It looked like the selling had slowed when the market opened on Wednesday morning. Small caps were bouncing, with many coming off lows, and the mood had improved among traders that were licking their wounds, but the action slowed in the afternoon, and selling accelerated into the close.
When the S&P 500 undercut Tuesday's lows around 4417, that triggered sell stops, and we ended up at the lows of the day.
Breadth went from slightly positive to two-to-one negative at the close, and the number of new 12-month lows expanded to over 200. It is classic corrective action and is what we need to get the indexes to align with what has already happened to the broad market.

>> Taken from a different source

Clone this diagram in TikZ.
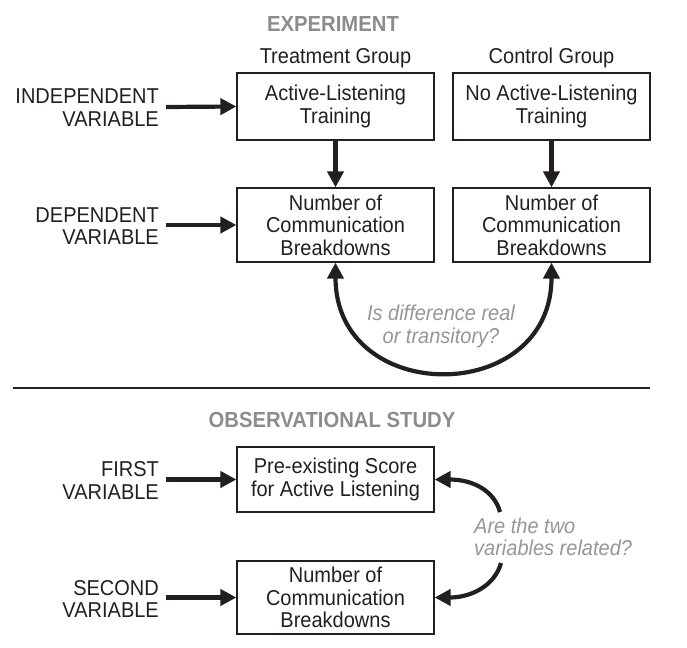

This sort of action may not feel good, but it is the fastest way to create conditions for better market action as we move into the month of September. The ridiculous disparity between the indexes and the rest of the market has to correct to some extent before we see more interest in stock picking based on fundamentals and charts.
Many market players were likely discouraged by this action, and that is a good thing. Market bottoms are a product of disgust and dismay, and we have a long way to go before the indexes produce that sort of response. Many stocks are well past that point, but the indexes control sentiment, and that is the issue.
The bad news is that it was another losing day for the market. The good news is that we are making progress toward a healthy correction that will provide a foundation for better action in the fourth quarter of the year.
Have a good evening. I'll see you tomorrow.